Warm the neutral oil in a heavy pot over medium heat. Add the onion and pimenta-de-cheiro and cook, stirring now and then, until the onion turns soft and see-through, about 6 minutes. Add the garlic for 1 minute, just until you smell it, then add the tomato, cheiro-verde, chicória if using, and 2 tablespoons of dendê. Cook until the tomato collapses and the oil begins to show at the edges. This base is the flavor floor. Rush it and the whole pot tastes thin.
Add the sliced okra and the remaining soaked shrimp, keeping a few whole shrimp aside for finishing if you want them visible. Stir to coat everything in the refogado and cook for 8 to 10 minutes, until the okra darkens, turns glossy, and starts making sticky threads when you drag the spoon through it. Stir from the bottom, but don't beat it to mush. You want stew, not anonymous green paste.

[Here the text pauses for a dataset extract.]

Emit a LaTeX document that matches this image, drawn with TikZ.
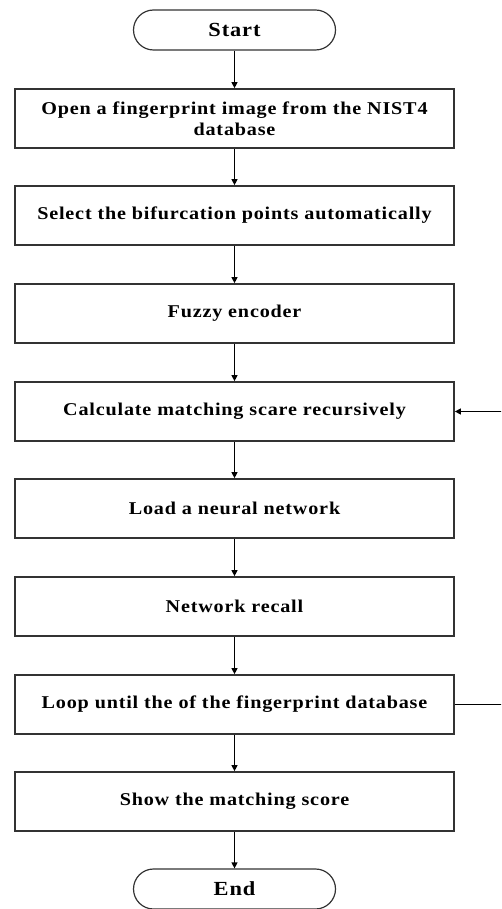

Pour in 3 cups of the shrimp broth and scrape the bottom of the pot. Bring to a gentle ferver, then cook uncovered for 20 to 25 minutes, stirring every few minutes, until the okra is tender and the mixture moves slowly when you pull the spoon through it. This is where the baba turns silky and the dried shrimp softens into the pot.
Whisk the sifted cassava flour into the reserved 1 cup shrimp broth until smooth. Pour it into the pot slowly, stirring the whole time. Simmer for 10 to 12 minutes, until the caruru thickens, loses any dry flour taste, and a spoon leaves a track for a second before the stew closes over. Farinha thickens when it hydrates and cooks; dump it in dry and it clumps, add too much and you've made paste for patching a wall.
Fold in the jambu, if using, and the last tablespoon of dendê. Simmer for 2 minutes, just until the jambu wilts and turns glossy. Add salt only now, because the shrimp has been seasoning the pot from the beginning. Finish with cheiro-verde and the reserved whole shrimp. Serve with white rice and a little farinha d'água on the side. The caruru should be thick, glossy, green, orange at the edges from dendê, and full of visible shrimp and okra.